Car dans ce documentaire, à part quelques énormités, il y a justement des faits : le confinement est factuel, l’enjeu financier de la santé est factuel, les soucis structurel de la finance sont factuels au plus haut point, l’espoir transhumaniste de certain est factuel etc. Simplement ce film fait des interprétations délirantes (ou plutôt à probabilité ultra faible) de chaque fait, et comment l’en blâmer quand BFM en fait fait aussi des interprétations, ou relaye simplement la parole du pouvoir en place.
Les interprétations de BFM sont peut être moins délirantes (parfois hein, pas toujours, rappelez vous les gilets jaunes ayant « pris d’assaut un hôpital !!!! » . alors qu’ils se cachaient des lacrymogènes.), mais pas non plus objectives, du tout, jamais : c’est humain, un journaliste doit garder son poste, progresser dans la hiérarchie, une chaine info a des financements à trouver, doit faire de l’audience, attirer les annonceurs. Les journalistes sont issu d’un système, sont là pour leur conformité à celui ci, par capacité à s’y insérer. Et pire que tout pour ce qui devrait être quelque chose d’intelligent, car fait par des gens intelligents : pas ou peu de contradictions, d’interprétation différentes, de discussions abordables.

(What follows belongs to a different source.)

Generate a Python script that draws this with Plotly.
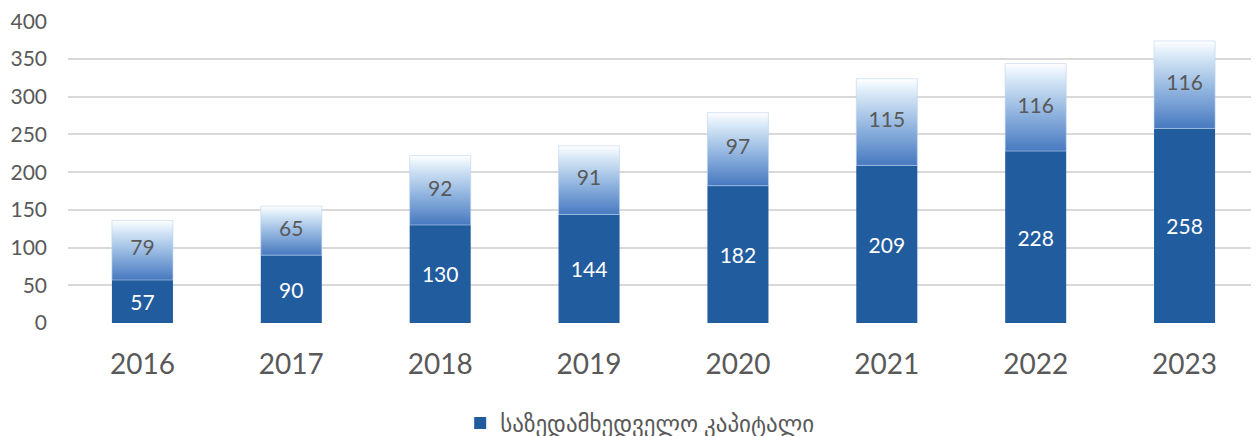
import plotly.graph_objects as go

# data
years = ["2016", "2017", "2018", "2019", "2020", "2021", "2022", "2023"]
capital = [57, 90, 130, 144, 182, 209, 228, 258]
extra = [79, 65, 92, 91, 97, 115, 116, 116]
legend_name = "საზედამხედველო კაპიტალი"

BLUE = "#215C9F"
BAR_W = 0.41
FONT = "Lato, DejaVu Sans, sans-serif"

xs = list(range(len(years)))
fig = go.Figure()

# bottom series (solid blue)
fig.add_trace(go.Bar(
    x=xs, y=capital, width=BAR_W, name=legend_name,
    marker=dict(color=BLUE, line=dict(width=0)),
    text=capital, textposition="inside", insidetextanchor="middle",
    textfont=dict(color="white", size=21, family=FONT),
    hoverinfo="y",
))

# top series: gradient rectangles (blue at bottom fading to white at top)
for i, (b, e) in enumerate(zip(capital, extra)):
    x0, x1 = i - BAR_W / 2, i + BAR_W / 2
    fig.add_trace(go.Scatter(
        x=[x0, x1, x1, x0, x0], y=[b, b, b + e, b + e, b],
        mode="lines", fill="toself",
        line=dict(color="rgba(190,212,238,0.6)", width=1),
        fillgradient=dict(type="vertical",
                          colorscale=[[0, "#4779C0"], [0.45, "#93B6E0"],
                                      [0.85, "#DCEBF8"], [1, "#FFFFFF"]]),
        showlegend=False, hoverinfo="skip",
    ))

# labels of the top series
fig.add_trace(go.Scatter(
    x=xs, y=[b + e / 2 for b, e in zip(capital, extra)],
    mode="text", text=[str(e) for e in extra],
    textfont=dict(color="#595959", size=21, family=FONT),
    showlegend=False, hoverinfo="skip",
))

# page body has an 8px margin, so the figure is 8px smaller than the window
fig.update_layout(
    width=1251, height=428,
    margin=dict(l=60, r=0, t=13, b=113, autoexpand=False),
    plot_bgcolor="white", paper_bgcolor="white",
    barmode="overlay",
    font=dict(family=FONT, color="#595959"),
    showlegend=True,
    legend=dict(orientation="h", x=0.48, xanchor="center",
                yref="container", y=0.03, yanchor="middle",
                font=dict(size=23, color="#595959", family=FONT),
                itemwidth=30),
)
fig.update_xaxes(
    range=[-0.5, len(years) - 0.5], tickvals=xs, ticktext=years,
    showgrid=False, zeroline=False, showline=False, automargin=False,
    tickfont=dict(size=28, color="#595959", family=FONT), ticks="",
    ticklabelstandoff=22,
)
fig.update_yaxes(
    range=[0, 400.5], dtick=50, showgrid=True, gridcolor="#D9D9D9", gridwidth=2,
    zeroline=False, showline=False, ticks="", automargin=False,
    tickfont=dict(size=21, color="#595959", family=FONT),
    ticklabelstandoff=20, ticklabeloverflow="allow",
)

fig.write_html("out.html")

Ce n’est plus de l’info, c’est de l’opinion qui peut potentiellement ne pas valoir plus que les « gens » qui ont fait ce reportage. (inutile de trouver des qualificatifs même si j’en avait des rigolos en stock).
Et c’est justement entre ces deux interprétations du réel qu’on fait société, qu’on fait de la politique, de la vie en commun. Et c’est justement ce qui n’existe pas. Débattre calmement des interprétations, pour éliminer les pires, et éliminer aussi celles qui sont influencées par le pouvoir, ou par les intérêts d’argent.
Notre cerveau est un centre d’arbitrage, qui doit pouvoir considérer un champ plus large que la seule doxa ou que le seul complot YouTube. Il doit se nourrir de faits, et estimer alors les interprétations les plus probables. Sans forcément les éliminer toutes, juste les classer. Sans forcément adopter une certitude.
Car pour y arriver il faut justement bouleverser ses certitudes… dans les deux camps… Savoir dire qu’on ne sait pas… c’est pas si compliqué.
* Monique Pinçon Charlot… je l’ai tant aimée… et la vieillesse est un naufrage…
NB : Merci aux personnes qui auront lu ma prose jusqu’au bout. Je vous aime d’amour (fraternel bien sûr, ou sororal si cela s’applique).
NB 2 : de très bon débunks à chaud (c’est difficile à chaud) chez Loïc Steffan et Jean-Loic Le Quellec.